Nuh ah. Wrong move. I'm not sure what I did wrong anywhere, but the resulting dough was nowhere near the flaky crust described by those who tried the recipe (the website and comments below). The crust was edible I guess, but it wasn't exactly enjoyable. I'm wondering if I should try it again (maybe half the recipe this time round) without prebaking it to see whether it makes any difference.
But anyway, no need to worry, even if the crust was a failure, the filling was delicious. It is pack full of vegetables (it's meatless!) and the colours are really pretty before and after it was baked.
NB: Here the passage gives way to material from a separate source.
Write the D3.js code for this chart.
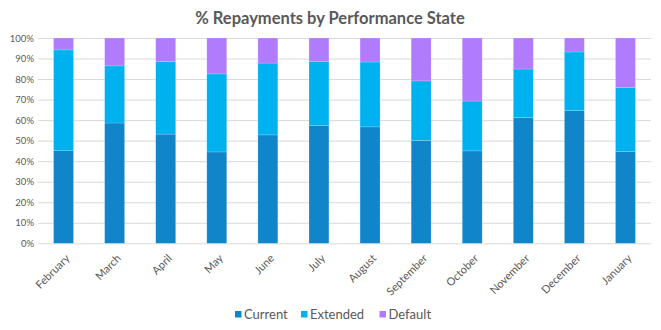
<!DOCTYPE html>
<html><head><meta charset="utf-8">
<script src="https://cdn.jsdelivr.net/npm/d3@7"></script>
<style>body{margin:0;background:#fff;font-family:Lato,"Open Sans",sans-serif;}</style>
</head><body><svg id="c" width="661" height="330"></svg>
<script>
const months = ["February","March","April","May","June","July","August","September","October","November","December","January"];
const current = [45.1,58.6,53.2,44.5,52.8,57.3,56.7,50.0,45.0,61.2,64.6,44.6];
const extended = [49.1,27.8,35.3,38.0,35.0,31.3,31.6,29.1,24.3,23.7,28.6,31.2];
const defaultV = [5.8,13.6,11.5,17.5,12.2,11.4,11.7,20.9,30.7,15.1,6.8,24.2];
const seriesNames = ["Current","Extended","Default"];
const colors = ["#1085CA","#00B1F0","#B07BFC"];
const yTicks = [0,10,20,30,40,50,60,70,80,90,100];

const svg = d3.select("#c");
const m = {l:38};
const x = d3.scaleBand().domain(months).range([m.l, 651]).paddingInner(0.61).paddingOuter(0.305);
const y = d3.scaleLinear().domain([0,100]).range([243.3, 38]);

svg.append("text").attr("x",330).attr("y",24).attr("text-anchor","middle")
  .attr("font-size",16.5).attr("font-weight","bold").attr("fill","#595959").text("% Repayments by Performance State");

const yAxis = d3.axisLeft(y).tickValues(yTicks).tickFormat(d=>d+"%").tickSize(-(651-m.l));
const ga = svg.append("g").attr("transform",`translate(${m.l},0)`).call(yAxis);
ga.select(".domain").remove();
ga.selectAll("line").attr("stroke","#D9D9D9").attr("stroke-width",1);
ga.selectAll("text").attr("x",-4).attr("fill","#595959").attr("font-size",9.5).attr("font-family","Lato");

const rows = months.map((mo,i)=>({month:mo, Current:current[i], Extended:extended[i], Default:defaultV[i]}));
const stack = d3.stack().keys(seriesNames)(rows);
svg.append("g").selectAll("g").data(stack).join("g").attr("fill",(d,i)=>colors[i])
  .selectAll("rect").data(d=>d).join("rect")
  .attr("x",d=>x(d.data.month)).attr("width",x.bandwidth())
  .attr("y",d=>y(Math.min(100,d[1]))).attr("height",d=>y(d[0])-y(Math.min(100,d[1])))
  .attr("stroke","#ffffff").attr("stroke-opacity",0.35).attr("stroke-width",0.5);

const xa = svg.append("g");
xa.selectAll("text").data(months).join("text")
  .attr("transform",d=>`translate(${x(d)+x.bandwidth()/2+7},259) rotate(-45)`)
  .attr("text-anchor","end").attr("font-size",11).attr("fill","#595959").attr("font-family","Lato")
  .text(d=>d);

const legX = [235, 301, 379.5];
const lg = svg.append("g");
seriesNames.forEach((s,i)=>{
  lg.append("rect").attr("x",legX[i]).attr("y",311).attr("width",6.5).attr("height",6.5).attr("fill",colors[i]);
  lg.append("text").attr("x",legX[i]+9).attr("y",318.5).attr("font-size",13).attr("fill","#595959").attr("font-family","Lato").text(s);
});
</script></body></html>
I loved how the roasted tomatoes were really sweet. A big slice of this goes a long way to fill me up for lunch.
I'd recommend my trusty crust for any quiches (recipe > here), but no harm giving the bottom healthier recipe a try first since it's what made me make a quiche in the first place. Perhaps you would have more luck with it than me!
Asparagus Leeks Roasted Cherry Tomatoes Quiche
Crust (adapted from here)
110g AP flour
120g wholemeal flour
1 tsp salt
1/4 cup extra virgin oil
1/2 cup ice water
Mix flours and salt in a food processor. Add olive oil and pulse till combined. Slowly add water till dough sticks together when pinched.
Roll into a ball, flatten and roll it out till it is big enough to fit your tart mold.
Line tart mold with dough.
Roasted Cherry Tomatoes
100g cherry tomatoes, halved
pepper
salt
olive oil
Toss all ingredients together and bake in oven at 200C for 15 minutes. Remove and cool.
Braised Leeks
Recipe > here (*but without mushrooms and brandy)
Filling
2 large eggs
1/2 cup milk
1/2 cup cream
salt
pepper
dried herbs
shredded cheese
Preheat oven to 175C.
Layer the braised leeks at the bottom of the crust.
Line the trimmed asparagus stalks on top of the leeks. Place the asparagus tips on the top of the asparagus ends. (I lined the asparagus in neat parallel, leaving just sufficient space in between for the roasted tomatoes)
Add the roasted cherry tomatoes in between the asparagus ends.
Scatter shredded cheese on top of the vegetables.
Pour the egg mixture over the vegetables, be careful not to disturb the arrangement of the vegetables.
Bake quiche for 30 - 35 minutes or until the filling is set and lightly golden brown.